Monday, March 15, 2010

Half Lambic , Half kombucha

Yes its true boys and girls, Lambrucha a a beer that is a blend of Lambic and Kombucha( a fermented tea beverage) now exists. Like lots of popular beers kombucha is often made with Brettanomyces (often refered to as Brett). The recent popularity of "sour" beers, fans of the quasi orphan style should be ready to embrace Lambrucha with open arms. Like guezes, lambics, brett. beers and all other "sour beers", kombucha is very tart.

Lambrucha is the brainchild of Beer Gods, Don Feinberg and Wendy Littlefield of Vanberg and Dewulf.

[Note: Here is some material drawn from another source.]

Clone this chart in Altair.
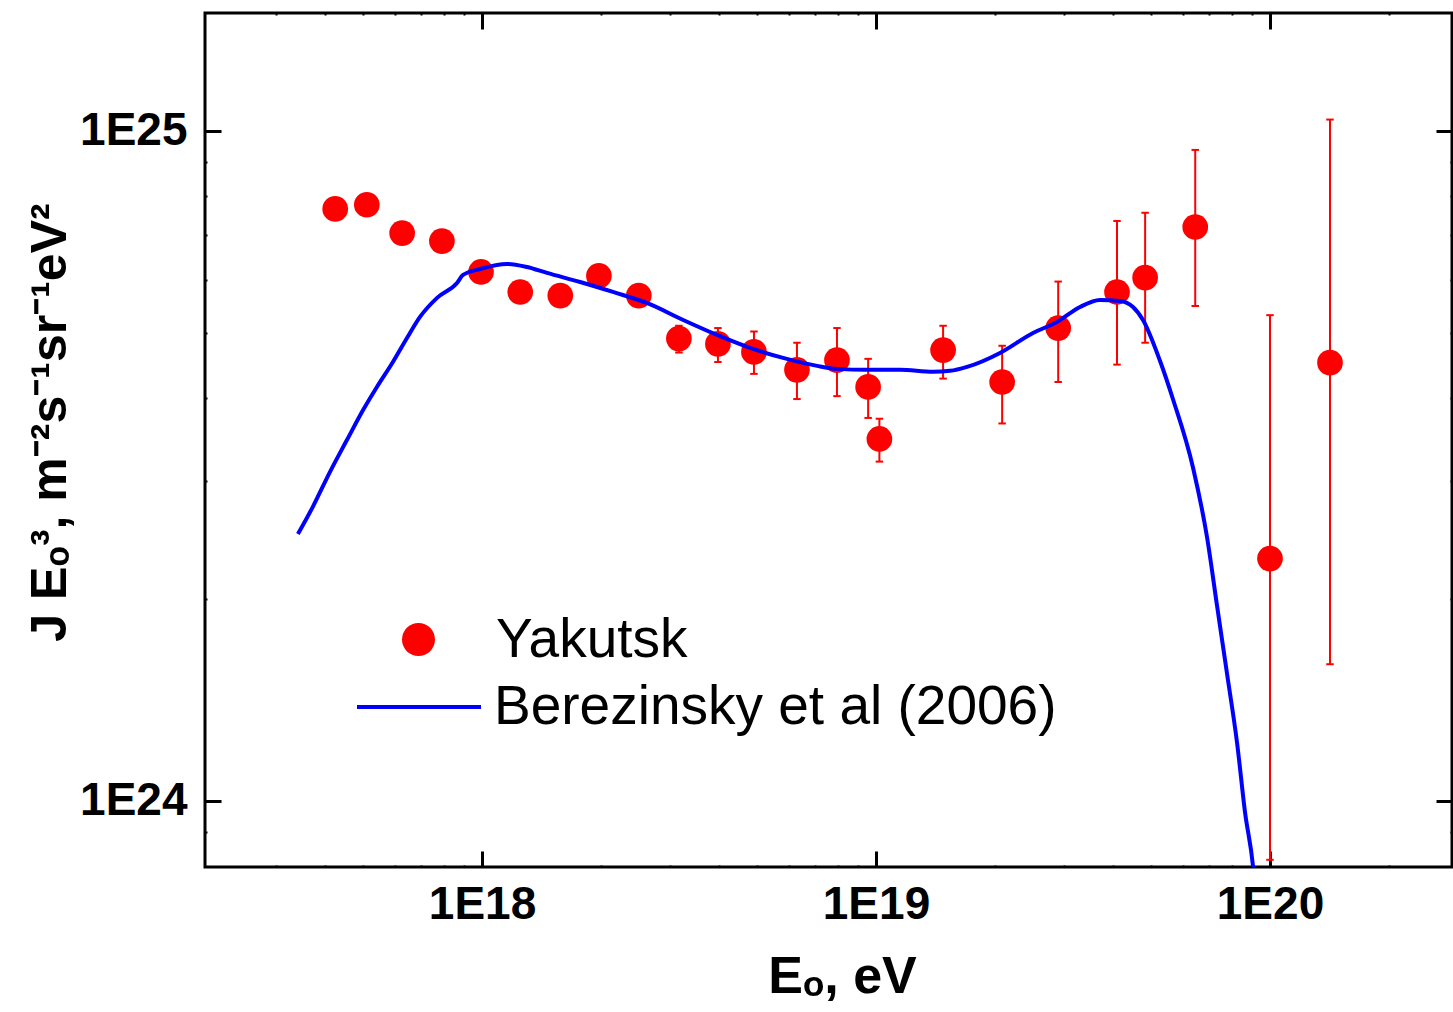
import altair as alt
import pandas as pd

# ---------------- data ----------------
yak_E = [4.24e17, 5.10e17, 6.27e17, 7.91e17, 9.94e17, 1.25e18, 1.58e18, 1.98e18,
         2.50e18, 3.16e18, 3.97e18, 4.90e18, 6.30e18, 7.96e18, 9.55e18, 1.02e19,
         1.48e19, 2.09e19, 2.90e19, 4.09e19, 4.82e19, 6.46e19, 1.00e20, 1.42e20]
yak_J = [7.65e24, 7.76e24, 7.04e24, 6.85e24, 6.16e24, 5.75e24, 5.68e24, 6.08e24,
         5.68e24, 4.90e24, 4.81e24, 4.68e24, 4.40e24, 4.55e24, 4.15e24, 3.47e24,
         4.71e24, 4.22e24, 5.08e24, 5.75e24, 6.04e24, 7.19e24, 2.30e24, 4.51e24]
yak_hi = [None] * 9 + [5.12e24, 5.08e24, 5.02e24, 4.83e24, 5.08e24, 4.57e24, 3.72e24,
                       5.12e24, 4.78e24, 5.96e24, 7.34e24, 7.55e24, 9.37e24, 5.31e24, 1.04e25]
yak_lo = [None] * 9 + [4.67e24, 4.52e24, 4.34e24, 3.98e24, 4.02e24, 3.73e24, 3.21e24,
                       4.27e24, 3.66e24, 4.22e24, 4.48e24, 4.83e24, 5.48e24, 8.17e23, 1.60e24]

ber_E = [3.41e17, 3.72e17, 4.11e17, 4.54e17, 4.99e17, 5.41e17, 5.94e17, 6.45e17,
         6.96e17, 7.69e17, 8.64e17, 8.95e17, 9.88e17, 1.158e18, 1.30e18, 1.462e18,
         1.774e18, 2.15e18, 2.62e18, 3.24e18, 3.95e18, 4.79e18, 5.81e18, 7.09e18,
         7.96e18, 9.49e18, 1.150e19, 1.395e19, 1.541e19, 1.702e19, 2.064e19, 2.503e19,
         2.88e19, 3.294e19, 3.70e19, 4.16e19, 4.49e19, 4.76e19, 5.26e19, 5.67e19,
         6.38e19, 6.92e19, 7.34e19, 7.78e19, 8.25e19, 8.64e19, 9.06e19, 9.22e19]
ber_J = [2.503e24, 2.748e24, 3.097e24, 3.457e24, 3.833e24, 4.149e24, 4.521e24, 4.91e24,
         5.278e24, 5.635e24, 5.932e24, 6.098e24, 6.223e24, 6.332e24, 6.266e24, 6.14e24,
         5.951e24, 5.751e24, 5.538e24, 5.223e24, 4.961e24, 4.745e24, 4.585e24, 4.461e24,
         4.415e24, 4.40e24, 4.40e24, 4.37e24, 4.385e24, 4.445e24, 4.664e24, 4.995e24,
         5.187e24, 5.462e24, 5.595e24, 5.576e24, 5.462e24, 5.223e24, 4.536e24, 3.981e24,
         3.141e24, 2.477e24, 1.954e24, 1.548e24, 1.221e24, 9.63e23, 7.97e23, 7.12e23]

x_ticks = [3e17, 4e17, 5e17, 6e17, 7e17, 8e17, 9e17, 1e18,
           2e18, 3e18, 4e18, 5e18, 6e18, 7e18, 8e18, 9e18, 1e19,
           2e19, 3e19, 4e19, 5e19, 6e19, 7e19, 8e19, 9e19, 1e20, 2e20]
y_ticks = [9e23, 1e24, 2e24, 3e24, 4e24, 5e24, 6e24, 7e24, 8e24, 9e24, 1e25]
x_labels = [1e18, 1e19, 1e20]
y_labels = [1e24, 1e25]

X_DOMAIN = [1.981e17, 2.897e20]
Y_DOMAIN = [7.97e23, 1.50e25]

SERIES_PTS = "Yakutsk"
SERIES_LINE = "Berezinsky et al (2006)"

# ---------------- layout / style ----------------
W, H = 1247, 854
FONT = "Liberation Sans"
RED = "#ff0000"
BLUE = "#0000ff"

pts = pd.DataFrame({"E": yak_E, "J": yak_J, "lo": yak_lo, "hi": yak_hi, "s": SERIES_PTS})
err = pts.dropna(subset=["lo"]).copy()
caps = pd.DataFrame({"E": list(err["E"]) * 2, "J": list(err["lo"]) + list(err["hi"])})
line = pd.DataFrame({"E": ber_E, "J": ber_J, "s": SERIES_LINE})

xs = alt.Scale(type="log", domain=X_DOMAIN, nice=False)
ys = alt.Scale(type="log", domain=Y_DOMAIN, nice=False)

MAJOR = "abs(log(datum.value)/LN10 - round(log(datum.value)/LN10)) < 0.001"
tick_size = {"condition": {"test": MAJOR, "value": 16}, "value": 2}
tick_width = {"condition": {"test": MAJOR, "value": 3}, "value": 2}
LABEL_EXPR = "'1E' + round(log(datum.value)/LN10)"


def tick_axis(orient, offset, values):
    return alt.Axis(orient=orient, offset=offset, values=values, labels=False,
                    domain=False, grid=False, ticks=True, tickSize=tick_size,
                    tickWidth=tick_width, tickColor="black")


x_label_axis = alt.Axis(orient="bottom", values=x_labels, labelExpr=LABEL_EXPR,
                        ticks=False, tickSize=0, domain=False, grid=False,
                        labelFont=FONT, labelFontSize=46, labelFontWeight="bold",
                        labelColor="black", labelPadding=15, labelOverlap=False,
                        labelFlush=False,
                        titleFont=FONT, titleFontSize=52, titleFontWeight="bold",
                        titleColor="black", titleX=637, titleY=125,
                        titleAlign="center", titleBaseline="alphabetic")
y_label_axis = alt.Axis(orient="left", values=y_labels, labelExpr=LABEL_EXPR,
                        ticks=False, tickSize=0, domain=False, grid=False,
                        labelFont=FONT, labelFontSize=46, labelFontWeight="bold",
                        labelColor="black", labelPadding=18, labelOverlap=False,
                        titleFont=FONT, titleFontSize=50, titleFontWeight="bold",
                        titleColor="black", titleAngle=270, titleX=-155, titleY=409,
                        titleAlign="center", titleBaseline="middle")

errors = alt.Chart(err).mark_rule(color=RED, strokeWidth=2).encode(
    x=alt.X("E:Q", scale=xs, axis=tick_axis("bottom", -H, x_ticks), title=None),
    y=alt.Y("lo:Q", scale=ys, axis=tick_axis("left", -W, y_ticks), title=None),
    y2="hi:Q",
)

cap_marks = alt.Chart(caps).mark_point(shape="stroke", size=56, strokeWidth=2,
                                       color=RED, filled=False, opacity=1).encode(
    x=alt.X("E:Q", scale=xs, axis=None),
    y=alt.Y("J:Q", scale=ys, axis=None),
)

points = alt.Chart(pts).mark_circle(size=660, opacity=1).encode(
    x=alt.X("E:Q", scale=xs, axis=x_label_axis, title="Eₒ, eV"),
    y=alt.Y("J:Q", scale=ys, axis=y_label_axis, title="J Eₒ³, m⁻²s⁻¹sr⁻¹eV²"),
    color=alt.Color("s:N", scale=alt.Scale(domain=[SERIES_PTS], range=[RED]),
                    legend=alt.Legend(orient="none", legendX=186, legendY=599,
                                      title=None, labelFont=FONT, labelFontSize=55,
                                      labelColor="black", labelLimit=1000,
                                      symbolType="circle", symbolSize=1089,
                                      symbolStrokeWidth=0, symbolOpacity=1,
                                      labelOffset=50, padding=0)),
)

curve = alt.Chart(line).mark_line(strokeWidth=4, clip=True, interpolate="monotone").encode(
    x=alt.X("E:Q", scale=xs, axis=tick_axis("top", -H, x_ticks), title=None),
    y=alt.Y("J:Q", scale=ys, axis=tick_axis("right", -W, y_ticks), title=None),
    stroke=alt.Stroke("s:N", scale=alt.Scale(domain=[SERIES_LINE], range=[BLUE]),
                      legend=alt.Legend(orient="none", legendX=150, legendY=630,
                                        title=None, labelFont=FONT, labelFontSize=55,
                                        labelColor="black", labelLimit=1000,
                                        symbolType="stroke", symbolSize=15376,
                                        symbolStrokeWidth=4, labelOffset=11,
                                        padding=0)),
)

chart = alt.layer(errors, cap_marks, points, curve).resolve_axis(
    x="independent", y="independent"
).properties(
    width=W, height=H,
    padding={"left": 205, "top": 13, "right": 1, "bottom": 145},
    autosize=alt.AutoSizeParams(type="none"),
    background="white",
).configure_view(stroke="black", strokeWidth=3)

chart.save("out.html", embed_options={"renderer": "svg", "actions": False})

Feingold and Littlefield were the first importers of Duvel, first slaking the US in 1982. After trying kombucha in 2008, Feinberg enlisted the help of some professionals to help create Lambrucha. Feinberg worked with a Belgian Lambic brewer, an engineer, and brewer of kombucha(also organic), the result being the groundbreaking Lambrucha. The beer is currently available in 750 ml bottles. Lambrucha pours a "fiercely bubbly, bone-dry, rose-color liquid that greets the palate with a burst of lemon, then softens into flowery, herbaceous notes as it goes down." (from Tasting Table Chicago). Fans of session beers will be very excited to hear that Lambrucha weighs in at 3.5% abv, perfect for your lunch break. Breweries are always pushing the limits, and blurring the lines of what is "beer" but Feingold and his crew have created something worthy of massive accolades.

Lambrucha was brewed last summer, and is currently available in Chicago with a nationwide release starting in may.